▼

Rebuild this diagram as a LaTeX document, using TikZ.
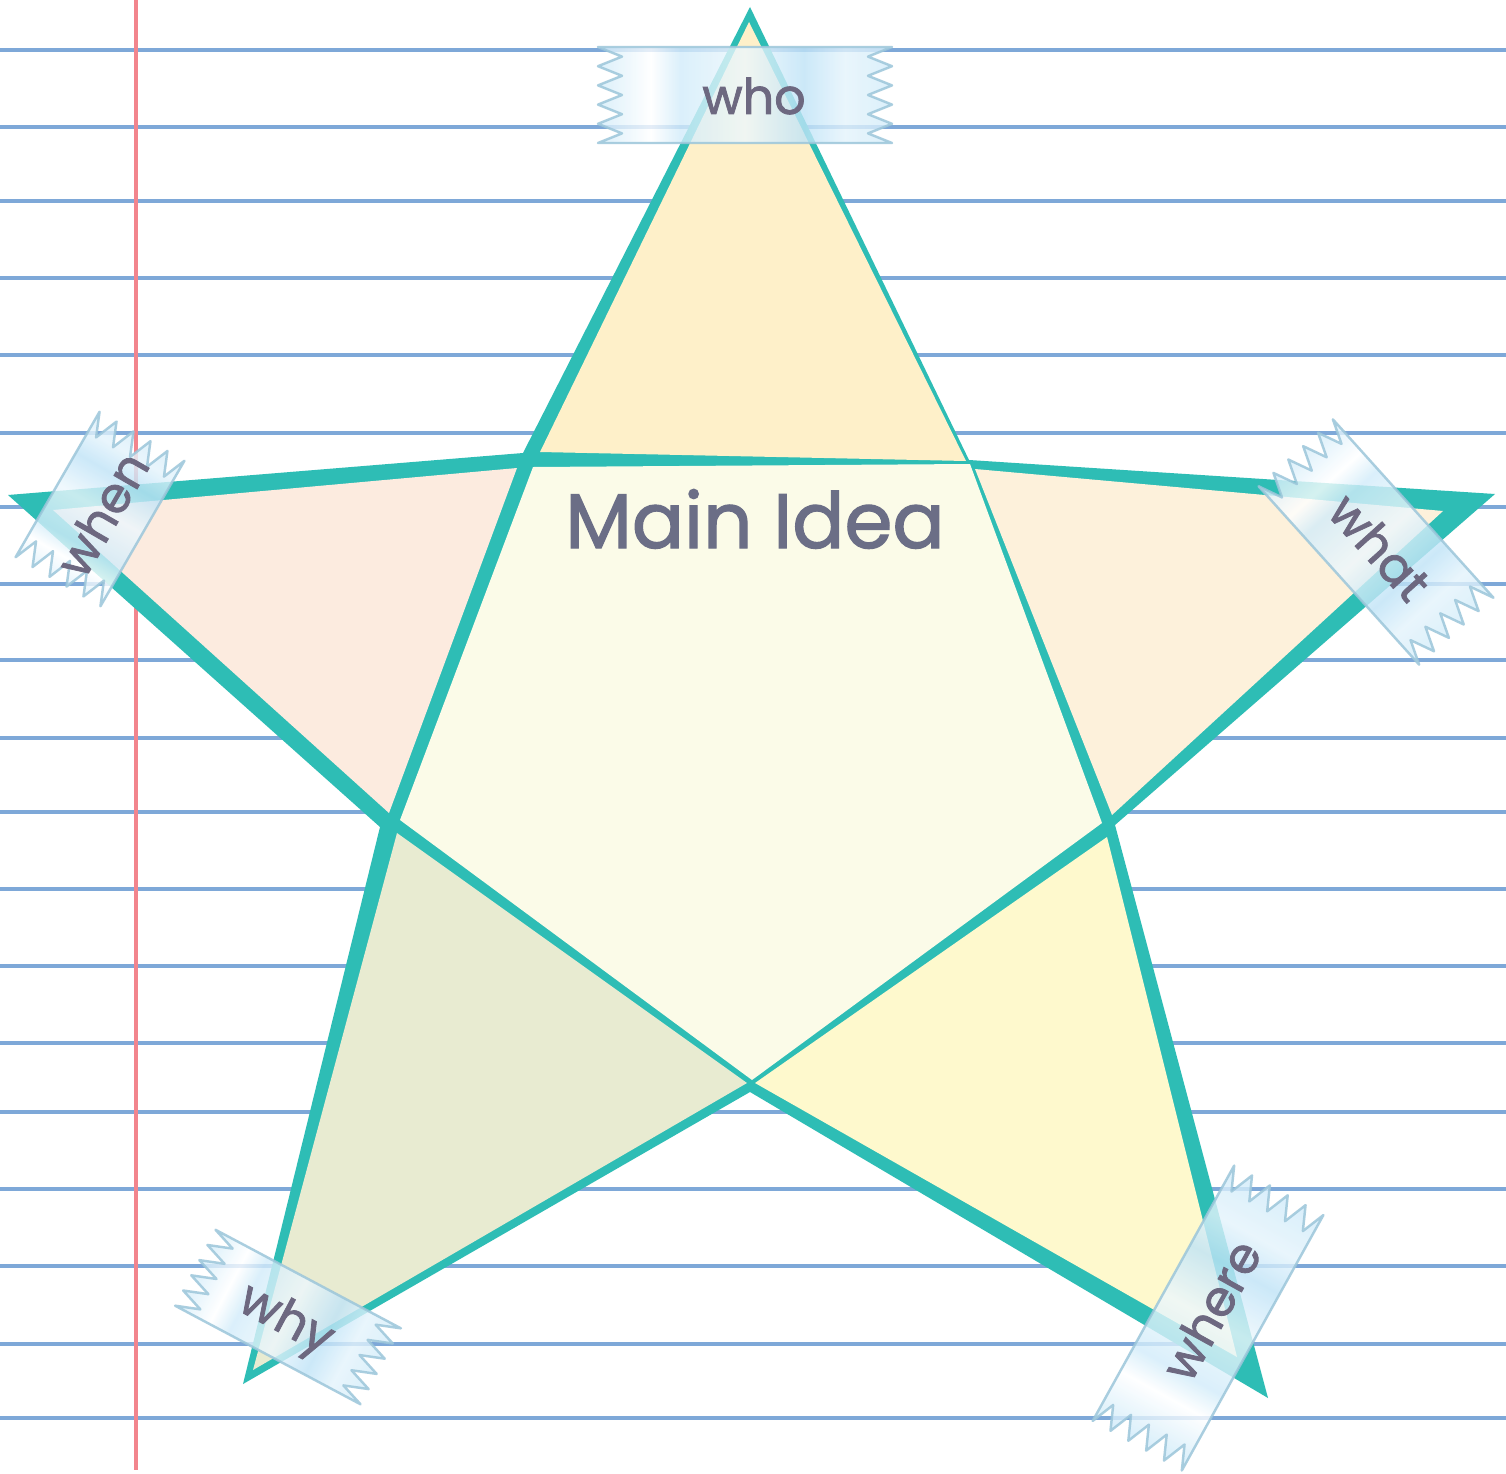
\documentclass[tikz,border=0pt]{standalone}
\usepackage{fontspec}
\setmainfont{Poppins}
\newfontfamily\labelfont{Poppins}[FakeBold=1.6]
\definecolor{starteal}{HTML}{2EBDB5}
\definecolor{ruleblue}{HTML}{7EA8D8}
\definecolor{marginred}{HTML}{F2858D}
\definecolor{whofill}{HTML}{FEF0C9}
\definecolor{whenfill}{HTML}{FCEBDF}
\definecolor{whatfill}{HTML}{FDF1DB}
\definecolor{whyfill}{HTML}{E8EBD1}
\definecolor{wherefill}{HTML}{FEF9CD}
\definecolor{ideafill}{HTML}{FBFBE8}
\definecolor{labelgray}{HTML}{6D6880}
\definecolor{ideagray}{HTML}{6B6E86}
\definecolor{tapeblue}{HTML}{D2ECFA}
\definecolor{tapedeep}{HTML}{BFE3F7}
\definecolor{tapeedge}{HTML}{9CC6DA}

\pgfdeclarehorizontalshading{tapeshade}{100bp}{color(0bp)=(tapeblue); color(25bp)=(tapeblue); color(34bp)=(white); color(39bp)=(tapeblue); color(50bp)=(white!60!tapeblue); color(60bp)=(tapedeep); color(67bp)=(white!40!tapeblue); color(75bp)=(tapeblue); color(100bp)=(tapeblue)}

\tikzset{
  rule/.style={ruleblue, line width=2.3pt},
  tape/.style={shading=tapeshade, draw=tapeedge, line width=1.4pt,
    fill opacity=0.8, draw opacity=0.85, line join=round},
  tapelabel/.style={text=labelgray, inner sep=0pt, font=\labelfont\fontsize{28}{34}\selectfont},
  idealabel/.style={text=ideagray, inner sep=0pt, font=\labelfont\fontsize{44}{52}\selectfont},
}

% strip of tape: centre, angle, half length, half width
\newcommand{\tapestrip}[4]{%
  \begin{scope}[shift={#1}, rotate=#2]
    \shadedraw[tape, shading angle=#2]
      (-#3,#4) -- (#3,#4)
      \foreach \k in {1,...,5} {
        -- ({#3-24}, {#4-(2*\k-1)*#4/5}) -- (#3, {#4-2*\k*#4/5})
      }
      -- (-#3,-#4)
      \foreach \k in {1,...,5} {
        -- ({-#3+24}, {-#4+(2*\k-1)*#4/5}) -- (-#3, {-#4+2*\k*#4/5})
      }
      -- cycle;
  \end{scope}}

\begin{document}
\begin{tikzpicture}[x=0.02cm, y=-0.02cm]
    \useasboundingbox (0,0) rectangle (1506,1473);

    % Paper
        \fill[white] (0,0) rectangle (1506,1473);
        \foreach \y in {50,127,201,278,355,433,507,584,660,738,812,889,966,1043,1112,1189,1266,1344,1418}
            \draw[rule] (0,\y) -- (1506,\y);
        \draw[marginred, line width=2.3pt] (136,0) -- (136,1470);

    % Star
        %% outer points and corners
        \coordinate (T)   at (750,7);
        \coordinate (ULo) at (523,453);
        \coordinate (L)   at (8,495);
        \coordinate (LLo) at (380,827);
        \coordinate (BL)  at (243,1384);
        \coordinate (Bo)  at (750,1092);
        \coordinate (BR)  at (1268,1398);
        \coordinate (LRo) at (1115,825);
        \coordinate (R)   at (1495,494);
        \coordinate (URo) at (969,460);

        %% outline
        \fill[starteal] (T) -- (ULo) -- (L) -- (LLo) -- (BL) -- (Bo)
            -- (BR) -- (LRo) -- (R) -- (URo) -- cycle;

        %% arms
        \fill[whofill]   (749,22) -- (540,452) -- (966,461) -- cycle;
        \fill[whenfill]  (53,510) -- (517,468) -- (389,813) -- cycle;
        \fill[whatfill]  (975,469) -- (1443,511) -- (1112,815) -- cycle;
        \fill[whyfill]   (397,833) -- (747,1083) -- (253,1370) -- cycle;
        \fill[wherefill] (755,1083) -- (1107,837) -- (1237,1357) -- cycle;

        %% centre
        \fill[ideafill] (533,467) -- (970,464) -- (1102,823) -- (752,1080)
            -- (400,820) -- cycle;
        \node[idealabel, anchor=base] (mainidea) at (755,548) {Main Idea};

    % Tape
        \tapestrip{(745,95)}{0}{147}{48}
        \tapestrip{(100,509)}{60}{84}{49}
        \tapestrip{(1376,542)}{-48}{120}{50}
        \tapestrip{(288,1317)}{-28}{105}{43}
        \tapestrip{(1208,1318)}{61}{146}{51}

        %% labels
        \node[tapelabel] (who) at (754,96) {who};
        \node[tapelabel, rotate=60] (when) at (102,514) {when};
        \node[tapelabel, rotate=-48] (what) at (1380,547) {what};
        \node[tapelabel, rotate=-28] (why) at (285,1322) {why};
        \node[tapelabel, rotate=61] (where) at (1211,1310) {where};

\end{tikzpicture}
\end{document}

▲

What to work on -> Strip out the pictures and quote the remaining data word for word.

Written answer ->
Rebuild this diagram as a LaTeX document, using TikZ.
\documentclass[tikz,border=0pt]{standalone}
\usepackage{fontspec}
\setmainfont{Poppins}
\newfontfamily\labelfont{Poppins}[FakeBold=1.6]
\definecolor{starteal}{HTML}{2EBDB5}
\definecolor{ruleblue}{HTML}{7EA8D8}
\definecolor{marginred}{HTML}{F2858D}
\definecolor{whofill}{HTML}{FEF0C9}
\definecolor{whenfill}{HTML}{FCEBDF}
\definecolor{whatfill}{HTML}{FDF1DB}
\definecolor{whyfill}{HTML}{E8EBD1}
\definecolor{wherefill}{HTML}{FEF9CD}
\definecolor{ideafill}{HTML}{FBFBE8}
\definecolor{labelgray}{HTML}{6D6880}
\definecolor{ideagray}{HTML}{6B6E86}
\definecolor{tapeblue}{HTML}{D2ECFA}
\definecolor{tapedeep}{HTML}{BFE3F7}
\definecolor{tapeedge}{HTML}{9CC6DA}

\pgfdeclarehorizontalshading{tapeshade}{100bp}{color(0bp)=(tapeblue); color(25bp)=(tapeblue); color(34bp)=(white); color(39bp)=(tapeblue); color(50bp)=(white!60!tapeblue); color(60bp)=(tapedeep); color(67bp)=(white!40!tapeblue); color(75bp)=(tapeblue); color(100bp)=(tapeblue)}

\tikzset{
  rule/.style={ruleblue, line width=2.3pt},
  tape/.style={shading=tapeshade, draw=tapeedge, line width=1.4pt,
    fill opacity=0.8, draw opacity=0.85, line join=round},
  tapelabel/.style={text=labelgray, inner sep=0pt, font=\labelfont\fontsize{28}{34}\selectfont},
  idealabel/.style={text=ideagray, inner sep=0pt, font=\labelfont\fontsize{44}{52}\selectfont},
}

% strip of tape: centre, angle, half length, half width
\newcommand{\tapestrip}[4]{%
  \begin{scope}[shift={#1}, rotate=#2]
    \shadedraw[tape, shading angle=#2]
      (-#3,#4) -- (#3,#4)
      \foreach \k in {1,...,5} {
        -- ({#3-24}, {#4-(2*\k-1)*#4/5}) -- (#3, {#4-2*\k*#4/5})
      }
      -- (-#3,-#4)
      \foreach \k in {1,...,5} {
        -- ({-#3+24}, {-#4+(2*\k-1)*#4/5}) -- (-#3, {-#4+2*\k*#4/5})
      }
      -- cycle;
  \end{scope}}

\begin{document}
\begin{tikzpicture}[x=0.02cm, y=-0.02cm]
    \useasboundingbox (0,0) rectangle (1506,1473);

    % Paper
        \fill[white] (0,0) rectangle (1506,1473);
        \foreach \y in {50,127,201,278,355,433,507,584,660,738,812,889,966,1043,1112,1189,1266,1344,1418}
            \draw[rule] (0,\y) -- (1506,\y);
        \draw[marginred, line width=2.3pt] (136,0) -- (136,1470);

    % Star
        %% outer points and corners
        \coordinate (T)   at (750,7);
        \coordinate (ULo) at (523,453);
        \coordinate (L)   at (8,495);
        \coordinate (LLo) at (380,827);
        \coordinate (BL)  at (243,1384);
        \coordinate (Bo)  at (750,1092);
        \coordinate (BR)  at (1268,1398);
        \coordinate (LRo) at (1115,825);
        \coordinate (R)   at (1495,494);
        \coordinate (URo) at (969,460);

        %% outline
        \fill[starteal] (T) -- (ULo) -- (L) -- (LLo) -- (BL) -- (Bo)
            -- (BR) -- (LRo) -- (R) -- (URo) -- cycle;

        %% arms
        \fill[whofill]   (749,22) -- (540,452) -- (966,461) -- cycle;
        \fill[whenfill]  (53,510) -- (517,468) -- (389,813) -- cycle;
        \fill[whatfill]  (975,469) -- (1443,511) -- (1112,815) -- cycle;
        \fill[whyfill]   (397,833) -- (747,1083) -- (253,1370) -- cycle;
        \fill[wherefill] (755,1083) -- (1107,837) -- (1237,1357) -- cycle;

        %% centre
        \fill[ideafill] (533,467) -- (970,464) -- (1102,823) -- (752,1080)
            -- (400,820) -- cycle;
        \node[idealabel, anchor=base] (mainidea) at (755,548) {Main Idea};

    % Tape
        \tapestrip{(745,95)}{0}{147}{48}
        \tapestrip{(100,509)}{60}{84}{49}
        \tapestrip{(1376,542)}{-48}{120}{50}
        \tapestrip{(288,1317)}{-28}{105}{43}
        \tapestrip{(1208,1318)}{61}{146}{51}

        %% labels
        \node[tapelabel] (who) at (754,96) {who};
        \node[tapelabel, rotate=60] (when) at (102,514) {when};
        \node[tapelabel, rotate=-48] (what) at (1380,547) {what};
        \node[tapelabel, rotate=-28] (why) at (285,1322) {why};
        \node[tapelabel, rotate=61] (where) at (1211,1310) {where};

\end{tikzpicture}
\end{document}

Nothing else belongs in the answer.